Ora parte di questo denaro potrebbe arrivare a Trino, paese cerniera tra le risaie del vercellese e le colline del Monferrato che provano a imboccare la strada enogastroturistica delle Langhe. Senza contare i 4 mila posti di lavoro per costruire il deposito che occuperebbe, a regime, 700 addetti. E nel pacchetto è previsto pure un parco tecnologico. «Sono opportunità — dice Pane — ma se dopo la nostra richiesta ci diranno che l’area del Comune non è adatta, andrò con quel foglio in tutti i ministeri e dirò che non solo a Trino non possono tornare le scorie che sono all’estero, ma quelle che ci sono devono sparire subito».

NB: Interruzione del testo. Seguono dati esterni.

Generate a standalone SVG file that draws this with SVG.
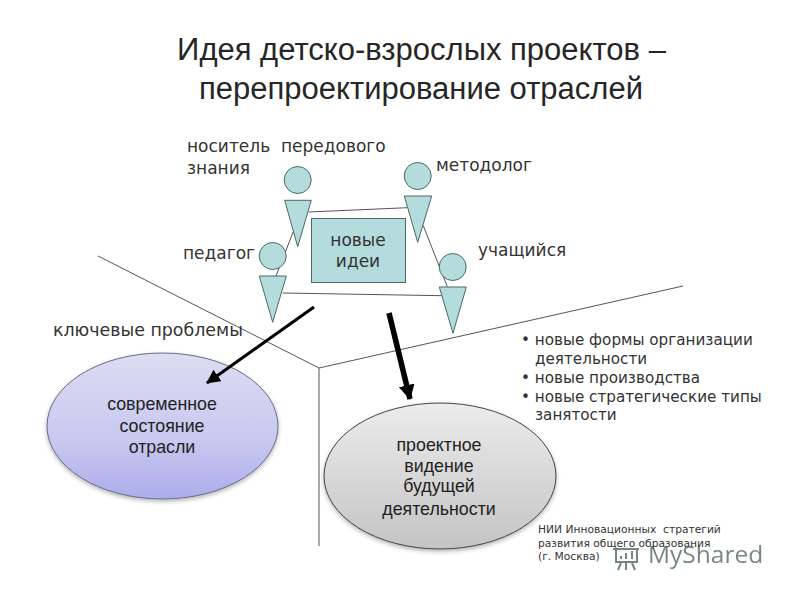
<svg xmlns="http://www.w3.org/2000/svg" width="800" height="600" viewBox="0 0 800 600">
<style>
text{font-family:"DejaVu Sans",sans-serif;fill:#333}
.title{font-family:"Liberation Sans",Arial,sans-serif;font-size:31px;fill:#262626;text-anchor:middle}
.lab{font-size:17px}
.ell{font-family:"Liberation Sans",Arial,sans-serif;font-size:17.8px;text-anchor:middle;fill:#222}
.fig{fill:#b5dcdc;stroke:#4a6868;stroke-width:1}
.thin{stroke:#555;stroke-width:1;fill:none}
.arrow{stroke:#000;fill:none}
.list{font-size:15.2px}
.small{font-size:10.7px}
</style>
<defs>
<linearGradient id="g1" x1="0" y1="0" x2="0" y2="1"><stop offset="0" stop-color="#dcdcf2"/><stop offset="0.6" stop-color="#c8c8f0"/><stop offset="1" stop-color="#acacea"/></linearGradient>
<linearGradient id="g2" x1="0" y1="0" x2="0" y2="1"><stop offset="0" stop-color="#ececec"/><stop offset="1" stop-color="#c4c4c4"/></linearGradient>
<filter id="sh" x="-10%" y="-10%" width="120%" height="125%"><feDropShadow dx="0" dy="2" stdDeviation="2" flood-color="#000" flood-opacity="0.3"/></filter>
<marker id="h1" markerUnits="userSpaceOnUse" markerWidth="16" markerHeight="16" refX="13" refY="7" orient="auto"><path d="M0 0L14 7L0 14z" fill="#000"/></marker>
<marker id="h2" markerUnits="userSpaceOnUse" markerWidth="18" markerHeight="18" refX="14" refY="8" orient="auto"><path d="M0 0L15 8L0 16z" fill="#000"/></marker>
</defs>
<rect width="800" height="600" fill="#fff"/>
<g id="title"><text class="title" x="421.5" y="60">Идея детско-взрослых проектов –</text><text class="title" x="421" y="99">перепроектирование отраслей</text></g>
<g id="connectors">
<path class="thin" d="M98 256L319 368M319 368L683 286M319 368V546"/>
<path class="thin" d="M308.7 212L407.3 207.7M423.3 225.7L447.3 286.7M282.7 293L441.7 295.7M293.3 231.7L276 276"/>
</g>
<g id="node-ideas"><rect class="fig" x="311.5" y="218.5" width="94" height="64"/><text class="lab" x="358" y="246" text-anchor="middle">новые</text><text class="lab" x="358" y="267" text-anchor="middle">идеи</text></g>
<g id="node-carrier"><circle class="fig" cx="297.7" cy="180" r="13.5"/><path class="fig" d="M284.7 200.3H311.3L297.7 246.7z"/><text class="lab" x="187" y="152" xml:space="preserve">носитель  передового</text><text class="lab" x="187" y="174">знания</text></g>
<g id="node-method"><circle class="fig" cx="417.7" cy="176" r="13.5"/><path class="fig" d="M404.3 196H431.7L417.7 242.3z"/><text class="lab" x="436" y="171">методолог</text></g>
<g id="node-teacher"><circle class="fig" cx="272.7" cy="256" r="13.5"/><path class="fig" d="M259.3 276H286.3L272.7 322.3z"/><text class="lab" x="183" y="259">педагог</text></g>
<g id="node-student"><circle class="fig" cx="452.7" cy="267" r="13.5"/><path class="fig" d="M439.3 287H466.3L453 333.3z"/><text class="lab" x="478" y="256">учащийся</text></g>
<g id="node-problems"><text class="lab" x="53" y="336" style="font-size:17.4px">ключевые проблемы</text></g>
<g id="node-current"><ellipse cx="162.5" cy="426" rx="115.5" ry="73" fill="url(#g1)" stroke="#6a6a8a" stroke-width="1" filter="url(#sh)"/><text class="ell" x="162" y="410">современное</text><text class="ell" x="162" y="432">состояние</text><text class="ell" x="162" y="453">отрасли</text></g>
<g id="node-vision"><ellipse cx="440" cy="476" rx="116" ry="73" fill="url(#g2)" stroke="#444" stroke-width="1" filter="url(#sh)"/><text class="ell" x="439" y="451">проектное</text><text class="ell" x="439" y="472">видение</text><text class="ell" x="439" y="492">будущей</text><text class="ell" x="439" y="515">деятельности</text></g>
<g id="arrows">
<path class="arrow" stroke-width="3" marker-end="url(#h1)" d="M314 307L207 383"/>
<path class="arrow" stroke-width="5.5" marker-end="url(#h2)" d="M389 313L410 399"/>
</g>
<g id="list">
<text class="list" x="521" y="345">• новые формы организации</text>
<text class="list" x="535" y="364">деятельности</text>
<text class="list" x="521" y="383">• новые производства</text>
<text class="list" x="521" y="402">• новые стратегические типы</text>
<text class="list" x="535" y="420">занятости</text>
</g>
<g id="note">
<text class="small" x="538" y="533" xml:space="preserve">НИИ Инновационных  стратегий</text>
<text class="small" x="538" y="547">развития общего образования</text>
<text class="small" x="538" y="560">(г. Москва)</text>
</g>
<g id="watermark" opacity="0.7">
<path d="M613 549H639M616 549V562H637V549" fill="none" stroke="#3f5450" stroke-width="2"/>
<path d="M621 559V556M626 559V553M632 559V551M621 563L618 570M626 563V570M632 563L635 570" fill="none" stroke="#3f5450" stroke-width="2"/>
<text x="648" y="563" style="font-family:'Open Sans',sans-serif;font-size:24.5px;fill:#3f5450">MyShared</text>
</g>
</svg>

Il paese ha vissuto sulla centrale e sui piani di incentivi fiscali per aprire imprese che, appena finiti i soldi, chiudevano, lasciandosi dietro dei buchi neri. Ora è in cerca di una nuova vocazione. Ma i trinesi da che parte stanno? «Io credo che la maggioranza silenziosa stia con me», sottolinea Pane, mostrando i messaggini di chi gli scrive “Sei un eroe”. «Non è così — ribatte Cognasso — anche molti di quelli che l’hanno sostenuto ora sono con noi». Francesco Corigliano è arrivato a Trino nel ‘77, al Bar Family legge le ultime sulla vicenda del deposito: «Non ne vedo la necessità e non capisco. Perché questa fuga in avanti? Prima si faccia un referendum». Al tavolo accanto, una signora interviene. Non vuole dire il suo nome, «tanto lo andrò a dire a Daniele (Pane, ndr) direttamente: Trino il deposito non lo vuole. Ho perso mio marito che aveva 43 anni per un tumore, io ho problemi alla tiroide. E come me sono tanti qui a Trino. Sarà un caso? Va bene. Ma quando ci sono state le alluvioni era un disastro. Si figuri con il deposito cosa accadrebbe». E poi riflette: «Qui dietro c’è Casale Monferrato, pensi a come reagirebbero se qualcuno — per assurdo — proponesse un deposito di Eternit». Paolo Gasco è il titolare dell’unica edicola in corso Italia: «Di scorie non me ne intendo, ma quando la centrale funzionava c’erano 12 mila persone, tre cinema e si stava bene. Me lo ricordo». Il tabaccaio, Luciano Bertin, sintetizza così: «La maggioranza è contro, ma prima di decidere bisogna chiedersi se il deposito porta sviluppo o se è solo una discarica».
Le malelingue dicono che il cimitero servirà a Pane come trampolino di lancio per andare a Roma. «Se toglie le castagne dal fuoco a Meloni, la ricompensa arriverà», è la congettura. Non sono passati inosservati gli elogi del ministro dell’Ambiente, il biellese Gilberto Pichetto Fratin. D’altronde, un vecchio adagio locale dice che «la centrale ha prodotto più politici che kilowattora».